Regierungsbildung Die Regierungs-Hängepartie ist noch längst nicht zu Ende

Berlin · Von Nicole Pointer

Zumindest die Bilder vermitteln eine fast beruhigende Kontinuität. Angela Merkel sitzt wieder im festlich-schimmernden Blazer an ihrem Tisch, den Reichstag im Rücken. Alle Jahre wieder lächelt sie auf gewohnt zurückhaltende Weise in die Kamera. Sie spricht den Bürgern Mut zu. Die Neujahrsrede der Regierungschefs hat in Deutschland Tradition. Angela Merkel hält die Ansprache bereits zum dreizehnten Mal. Aber von Routine kann diesmal keine Rede sein. „Die Welt wartet nicht auf uns“, sagt sie.

Noch nie hat eine Regierungsbildung in der Bundesrepublik so lange gedauert. Merkel hält ihre Rede erstmals in der Geschichte der Bundesrepublik nur als geschäftsführende Kanzlerin, ohne richtige Regierung. Ihr Vorsatz lautet denn auch: Sich für ein rasches Ende der Hängepartie bei der Regierungsbildung einzusetzen.

2017, das war ein schweres Jahr für Merkel. Das Jahr ihres Wahldebakels: Seit 1949 schnitt die Union bei einer Bundestagswahl nicht mehr so schlecht ab. Das Jahr des zweistelligen Einzugs der AfD ins Parlament. Das Jahr des Jamaika-Scheiterns. Und auch 2018 wird schwer für Merkel. Ihr ganzes Verhandlungsgeschick dürfte gefordert sein, um eine stabile Regierung auf die Beine zu stellen. Eine Minderheitsregierung will sie ebenso vermeiden wie eine Neuwahl. Merkel ist deshalb abhängig von der SPD.

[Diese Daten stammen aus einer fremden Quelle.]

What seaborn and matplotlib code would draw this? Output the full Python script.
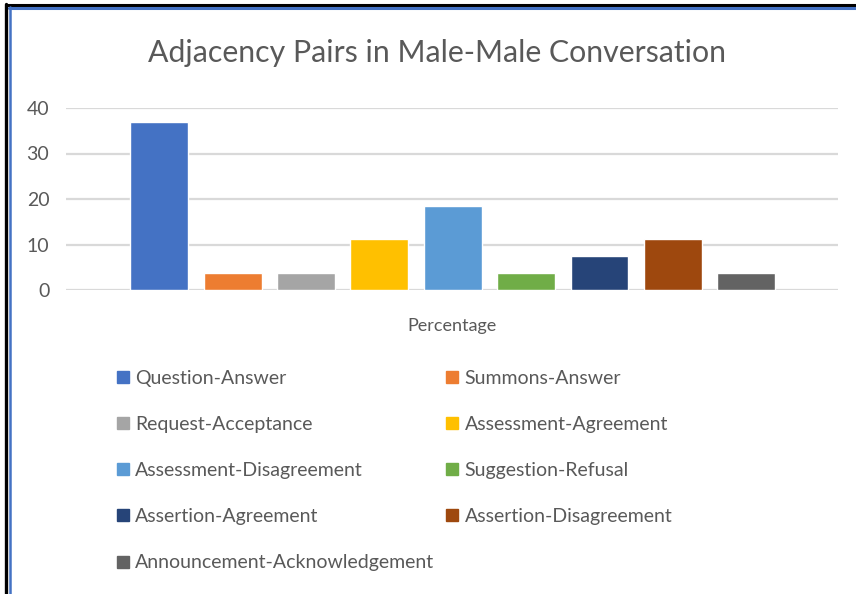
import pandas as pd
import seaborn as sns
import matplotlib.pyplot as plt
from matplotlib.lines import Line2D

pairs = [
    "Question-Answer",
    "Summons-Answer",
    "Request-Acceptance",
    "Assessment-Agreement",
    "Assessment-Disagreement",
    "Suggestion-Refusal",
    "Assertion-Agreement",
    "Assertion-Disagreement",
    "Announcement-Acknowledgement",
]
percent = [37.0, 3.7, 3.7, 11.1, 18.5, 3.7, 7.4, 11.1, 3.7]
colors = ["#4472C4", "#ED7D31", "#A5A5A5", "#FFC000", "#5B9BD5",
          "#70AD47", "#264478", "#9E480E", "#636363"]
yticks = [0, 10, 20, 30, 40]

df = pd.DataFrame({"pair": pairs, "percent": percent})

sns.set_style("white")
plt.rcParams["font.family"] = ["Lato", "DejaVu Sans"]
TEXT = "#595959"

fig = plt.figure(figsize=(8.56, 5.94), dpi=100)
ax = fig.add_axes([66 / 856, 1 - 290 / 594, 772 / 856, 182 / 594])

sns.barplot(data=df, x="pair", y="percent", hue="pair", palette=colors,
            width=0.79, legend=False, ax=ax, saturation=1)

ax.set_ylim(0, 40)
ax.set_xlim(-1.27, 9.25)
ax.set_yticks(yticks)
ax.yaxis.grid(True, color="#D9D9D9", linewidth=1.6)
ax.set_axisbelow(True)
for s in ax.spines.values():
    s.set_visible(False)
ax.set_xticks([])
ax.tick_params(axis="y", length=0, labelsize=14, labelcolor=TEXT, pad=12)
ax.set_ylabel("")
ax.set_xlabel("Percentage", fontsize=13, color=TEXT, labelpad=20)

fig.text(437 / 856, 1 - 53 / 594, "Adjacency Pairs in Male-Male Conversation",
         ha="center", va="center", fontsize=21.8, color=TEXT)

handles = [Line2D([], [], marker="s", linestyle="none", markersize=8,
                  markerfacecolor=c, markeredgecolor=c) for c in colors]
order = [0, 2, 4, 6, 8, 1, 3, 5, 7]
fig.legend([handles[i] for i in order], [pairs[i] for i in order],
           ncol=2, loc="upper left", bbox_to_anchor=(108 / 856, 1 - 362 / 594),
           frameon=False, fontsize=14, labelcolor=TEXT,
           handlelength=0.7, handletextpad=0.3, columnspacing=0.55,
           labelspacing=1.5, borderaxespad=0)

# frame lines along top and left edges
fig.add_artist(Line2D([6 / 856, 1], [1 - 5 / 594] * 2, color="black", lw=2.2,
                      transform=fig.transFigure))
fig.add_artist(Line2D([9 / 856, 1], [1 - 8 / 594] * 2, color="#4472C4", lw=2.2,
                      transform=fig.transFigure))
fig.add_artist(Line2D([6 / 856] * 2, [0, 1 - 4 / 594], color="black", lw=2.4,
                      transform=fig.transFigure))
fig.add_artist(Line2D([10 / 856] * 2, [0, 1 - 7 / 594], color="#4472C4", lw=1.8,
                      transform=fig.transFigure))

fig.savefig("out.png", dpi=100)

Die Sozialdemokraten suchen indes einen Ausweg aus dem Schlamassel zwischen Verantwortungsgefühl und Oppositionssehnsucht. Nach der 20,5-Prozent-Schlappe bei der Wahl hält sich die Lust auf eine Neuauflage von Schwarz-Rot in Grenzen. Und dann ist da noch die CSU. In Bayern steht 2018 eine Landtagswahl an. Die Ära von Parteichef Horst Seehofer neigt sich dem Ende entgegen, aber auch unter Markus Söder dürfte die Partei ein schwieriger Partner für Merkel bleiben.

Und was immer Union und SPD verhandeln, muss noch Parteigremien durchlaufen, einen SPD-Parteitag und einen Mitgliederentscheid überstehen. Wann ein Kabinett Merkel IV vereidigt wird, ist völlig offen.

Die Hängepartie mag auf jeden Fall nicht so recht zum Musterland von Stabilität und Ordnung passen. Bundespräsident Frank-Walter Steinmeier muss den Bürgern in seiner Weihnachtsansprache versichern: „Der Staat handelt nach den Regeln, die unsere Verfassung für eine Situation wie diese ausdrücklich vorsieht.“ Nicht alles Unerwartete müsse „uns das Fürchten lehren“.